I would say the difference of cost isn't in the operators themselves, but in the cost of accessing the left-side object.
ptr->variable
should produce a similar asm output than
(*ptr).variable // yeah I am using a '.' because it's faster...
therefore your question is kind of nonsensical as it is.
I think I understand what you meant though, so I'll try to answer that instead.
The operators themselves are nearly costless. They only involve computing an address. This address is expressed as the address of the object plus an offset (likely fixed at compile time and therefore a constant in the program for each field). The real cost comes from actually fetching the bytes at this address.
Now, I don't understand why it would be more costly to use a -> vs a . since they effectively do the same thing, there can be a difference of access though in this case:
struct A { int x; };
void function(A& external)
{
A local;
external.x = local.x;
}
In this case, accessing external.x is likely to be more costly because it necessitates accessing memory outside of the scope of the function and therefore the compiler cannot know in advance whether or not the memory will have already been fetched and put in the processor cache (or a register) etc...

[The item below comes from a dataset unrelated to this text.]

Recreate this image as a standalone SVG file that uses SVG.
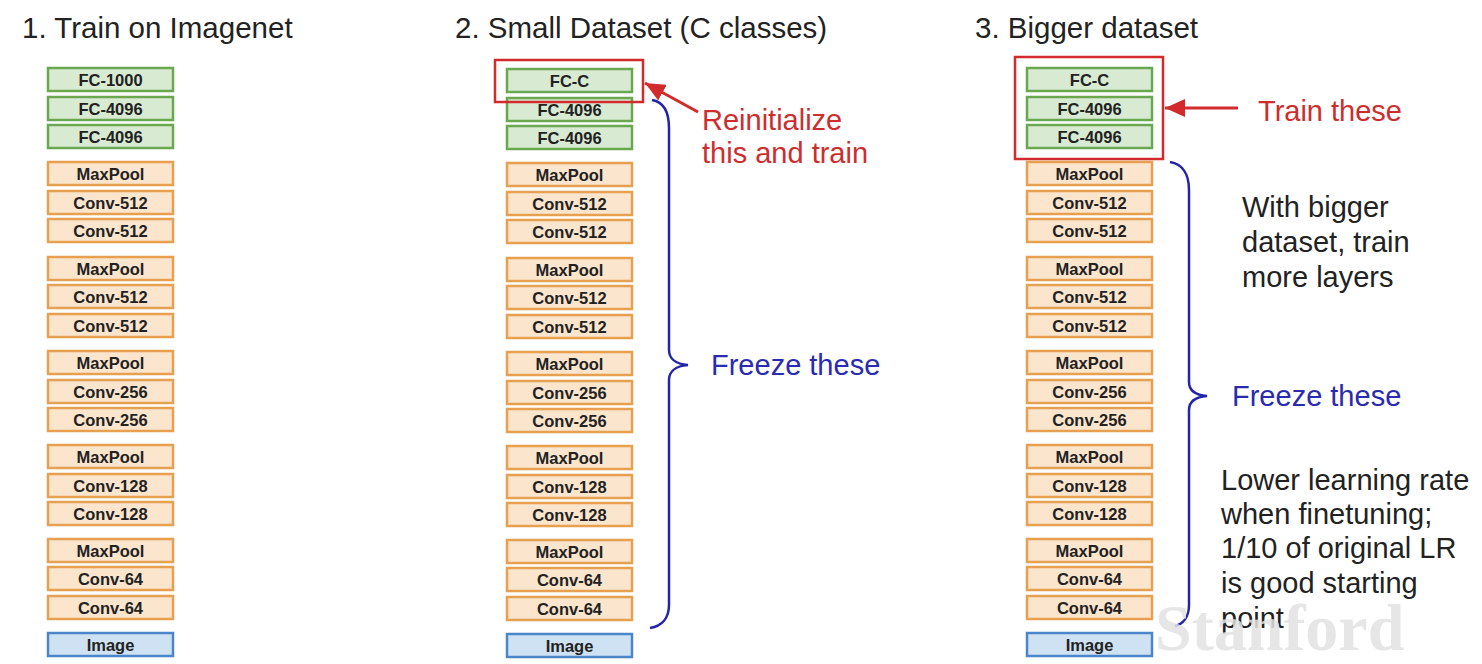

On the other hand local.x being local and stored on the stack (or a register), the compiler may optimize away the fetch part of the code and access local.x directly.
But as you notice there is no difference between using -> vs ., the difference is in using a local variable (stored on the stack) vs using a pointer / reference to an externally supplied object, on which the compiler cannot make an assumption.
Finally, it's important to note that if the function was inlined, then the compiler could optimize its use at the caller's site and effectively use a slightly different implementation there, but don't try to inline everything anyway: first of all the compiler will probably ignore your hints, and if you really force it you may actually lose performance.